Copy out the data below verbatim.

---

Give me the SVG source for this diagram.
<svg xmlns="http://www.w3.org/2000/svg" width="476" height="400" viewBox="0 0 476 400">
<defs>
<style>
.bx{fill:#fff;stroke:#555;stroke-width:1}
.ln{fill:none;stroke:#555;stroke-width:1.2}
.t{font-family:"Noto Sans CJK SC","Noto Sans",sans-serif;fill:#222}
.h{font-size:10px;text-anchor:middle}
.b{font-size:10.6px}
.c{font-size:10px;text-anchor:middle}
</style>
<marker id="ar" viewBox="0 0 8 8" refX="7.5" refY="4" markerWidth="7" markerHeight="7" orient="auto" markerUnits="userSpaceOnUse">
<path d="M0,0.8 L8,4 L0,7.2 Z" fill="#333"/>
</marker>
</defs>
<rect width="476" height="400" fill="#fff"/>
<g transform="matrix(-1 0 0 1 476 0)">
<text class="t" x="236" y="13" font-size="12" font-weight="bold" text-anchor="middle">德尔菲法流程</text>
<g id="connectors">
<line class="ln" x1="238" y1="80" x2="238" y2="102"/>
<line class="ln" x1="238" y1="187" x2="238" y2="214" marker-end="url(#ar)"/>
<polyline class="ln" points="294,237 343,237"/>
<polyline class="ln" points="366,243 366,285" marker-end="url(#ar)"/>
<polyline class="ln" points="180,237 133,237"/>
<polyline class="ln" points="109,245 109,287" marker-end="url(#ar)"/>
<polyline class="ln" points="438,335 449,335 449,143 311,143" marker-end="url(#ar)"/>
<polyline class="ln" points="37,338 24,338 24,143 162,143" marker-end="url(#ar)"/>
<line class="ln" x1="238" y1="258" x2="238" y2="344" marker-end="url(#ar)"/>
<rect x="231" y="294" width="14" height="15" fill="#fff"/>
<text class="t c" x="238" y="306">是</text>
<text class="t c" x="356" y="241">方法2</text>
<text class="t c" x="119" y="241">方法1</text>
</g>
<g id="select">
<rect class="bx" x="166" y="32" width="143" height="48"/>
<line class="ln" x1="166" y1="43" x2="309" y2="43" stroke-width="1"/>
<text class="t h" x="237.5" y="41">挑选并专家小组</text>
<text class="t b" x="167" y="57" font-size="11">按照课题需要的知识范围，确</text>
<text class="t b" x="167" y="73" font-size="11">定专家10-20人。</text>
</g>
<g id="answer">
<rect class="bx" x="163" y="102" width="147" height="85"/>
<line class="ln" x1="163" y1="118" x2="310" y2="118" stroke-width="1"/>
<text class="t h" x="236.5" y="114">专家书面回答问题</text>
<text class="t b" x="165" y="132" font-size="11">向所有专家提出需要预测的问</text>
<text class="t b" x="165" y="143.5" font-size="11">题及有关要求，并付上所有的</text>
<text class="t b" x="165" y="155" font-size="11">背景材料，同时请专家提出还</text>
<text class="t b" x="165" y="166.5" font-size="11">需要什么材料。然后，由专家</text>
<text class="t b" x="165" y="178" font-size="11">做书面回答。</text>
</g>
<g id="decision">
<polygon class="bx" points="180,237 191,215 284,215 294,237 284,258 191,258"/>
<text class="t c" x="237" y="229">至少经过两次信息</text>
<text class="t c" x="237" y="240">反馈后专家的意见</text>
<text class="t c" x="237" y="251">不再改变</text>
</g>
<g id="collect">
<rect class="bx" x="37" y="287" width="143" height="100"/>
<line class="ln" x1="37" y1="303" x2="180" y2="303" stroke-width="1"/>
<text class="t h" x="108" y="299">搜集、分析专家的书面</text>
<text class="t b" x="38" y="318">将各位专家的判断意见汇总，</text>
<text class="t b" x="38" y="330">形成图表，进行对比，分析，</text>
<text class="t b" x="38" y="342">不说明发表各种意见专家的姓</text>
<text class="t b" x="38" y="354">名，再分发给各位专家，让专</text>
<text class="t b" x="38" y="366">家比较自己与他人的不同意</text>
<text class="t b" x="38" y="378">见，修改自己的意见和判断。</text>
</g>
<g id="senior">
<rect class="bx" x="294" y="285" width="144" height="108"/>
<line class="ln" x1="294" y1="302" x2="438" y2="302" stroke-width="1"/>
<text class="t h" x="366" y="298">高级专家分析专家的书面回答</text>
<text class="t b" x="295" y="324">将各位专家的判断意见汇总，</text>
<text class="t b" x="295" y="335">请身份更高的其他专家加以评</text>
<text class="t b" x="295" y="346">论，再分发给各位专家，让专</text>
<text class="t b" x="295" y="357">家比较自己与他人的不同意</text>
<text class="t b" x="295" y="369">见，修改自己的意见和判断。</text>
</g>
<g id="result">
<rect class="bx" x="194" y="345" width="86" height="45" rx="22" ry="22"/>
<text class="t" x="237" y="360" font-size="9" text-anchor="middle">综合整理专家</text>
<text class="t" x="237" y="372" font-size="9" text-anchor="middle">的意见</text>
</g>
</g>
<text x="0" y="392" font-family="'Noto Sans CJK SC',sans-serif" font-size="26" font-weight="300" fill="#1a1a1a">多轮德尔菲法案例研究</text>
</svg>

---

FINISHED TASK:
Give me the SVG source for this diagram.
<svg xmlns="http://www.w3.org/2000/svg" width="476" height="400" viewBox="0 0 476 400">
<defs>
<style>
.bx{fill:#fff;stroke:#555;stroke-width:1}
.ln{fill:none;stroke:#555;stroke-width:1.2}
.t{font-family:"Noto Sans CJK SC","Noto Sans",sans-serif;fill:#222}
.h{font-size:10px;text-anchor:middle}
.b{font-size:10.6px}
.c{font-size:10px;text-anchor:middle}
</style>
<marker id="ar" viewBox="0 0 8 8" refX="7.5" refY="4" markerWidth="7" markerHeight="7" orient="auto" markerUnits="userSpaceOnUse">
<path d="M0,0.8 L8,4 L0,7.2 Z" fill="#333"/>
</marker>
</defs>
<rect width="476" height="400" fill="#fff"/>
<g transform="matrix(-1 0 0 1 476 0)">
<text class="t" x="236" y="13" font-size="12" font-weight="bold" text-anchor="middle">德尔菲法流程</text>
<g id="connectors">
<line class="ln" x1="238" y1="80" x2="238" y2="102"/>
<line class="ln" x1="238" y1="187" x2="238" y2="214" marker-end="url(#ar)"/>
<polyline class="ln" points="294,237 343,237"/>
<polyline class="ln" points="366,243 366,285" marker-end="url(#ar)"/>
<polyline class="ln" points="180,237 133,237"/>
<polyline class="ln" points="109,245 109,287" marker-end="url(#ar)"/>
<polyline class="ln" points="438,335 449,335 449,143 311,143" marker-end="url(#ar)"/>
<polyline class="ln" points="37,338 24,338 24,143 162,143" marker-end="url(#ar)"/>
<line class="ln" x1="238" y1="258" x2="238" y2="344" marker-end="url(#ar)"/>
<rect x="231" y="294" width="14" height="15" fill="#fff"/>
<text class="t c" x="238" y="306">是</text>
<text class="t c" x="356" y="241">方法2</text>
<text class="t c" x="119" y="241">方法1</text>
</g>
<g id="select">
<rect class="bx" x="166" y="32" width="143" height="48"/>
<line class="ln" x1="166" y1="43" x2="309" y2="43" stroke-width="1"/>
<text class="t h" x="237.5" y="41">挑选并专家小组</text>
<text class="t b" x="167" y="57" font-size="11">按照课题需要的知识范围，确</text>
<text class="t b" x="167" y="73" font-size="11">定专家10-20人。</text>
</g>
<g id="answer">
<rect class="bx" x="163" y="102" width="147" height="85"/>
<line class="ln" x1="163" y1="118" x2="310" y2="118" stroke-width="1"/>
<text class="t h" x="236.5" y="114">专家书面回答问题</text>
<text class="t b" x="165" y="132" font-size="11">向所有专家提出需要预测的问</text>
<text class="t b" x="165" y="143.5" font-size="11">题及有关要求，并付上所有的</text>
<text class="t b" x="165" y="155" font-size="11">背景材料，同时请专家提出还</text>
<text class="t b" x="165" y="166.5" font-size="11">需要什么材料。然后，由专家</text>
<text class="t b" x="165" y="178" font-size="11">做书面回答。</text>
</g>
<g id="decision">
<polygon class="bx" points="180,237 191,215 284,215 294,237 284,258 191,258"/>
<text class="t c" x="237" y="229">至少经过两次信息</text>
<text class="t c" x="237" y="240">反馈后专家的意见</text>
<text class="t c" x="237" y="251">不再改变</text>
</g>
<g id="collect">
<rect class="bx" x="37" y="287" width="143" height="100"/>
<line class="ln" x1="37" y1="303" x2="180" y2="303" stroke-width="1"/>
<text class="t h" x="108" y="299">搜集、分析专家的书面</text>
<text class="t b" x="38" y="318">将各位专家的判断意见汇总，</text>
<text class="t b" x="38" y="330">形成图表，进行对比，分析，</text>
<text class="t b" x="38" y="342">不说明发表各种意见专家的姓</text>
<text class="t b" x="38" y="354">名，再分发给各位专家，让专</text>
<text class="t b" x="38" y="366">家比较自己与他人的不同意</text>
<text class="t b" x="38" y="378">见，修改自己的意见和判断。</text>
</g>
<g id="senior">
<rect class="bx" x="294" y="285" width="144" height="108"/>
<line class="ln" x1="294" y1="302" x2="438" y2="302" stroke-width="1"/>
<text class="t h" x="366" y="298">高级专家分析专家的书面回答</text>
<text class="t b" x="295" y="324">将各位专家的判断意见汇总，</text>
<text class="t b" x="295" y="335">请身份更高的其他专家加以评</text>
<text class="t b" x="295" y="346">论，再分发给各位专家，让专</text>
<text class="t b" x="295" y="357">家比较自己与他人的不同意</text>
<text class="t b" x="295" y="369">见，修改自己的意见和判断。</text>
</g>
<g id="result">
<rect class="bx" x="194" y="345" width="86" height="45" rx="22" ry="22"/>
<text class="t" x="237" y="360" font-size="9" text-anchor="middle">综合整理专家</text>
<text class="t" x="237" y="372" font-size="9" text-anchor="middle">的意见</text>
</g>
</g>
<text x="0" y="392" font-family="'Noto Sans CJK SC',sans-serif" font-size="26" font-weight="300" fill="#1a1a1a">多轮德尔菲法案例研究</text>
</svg>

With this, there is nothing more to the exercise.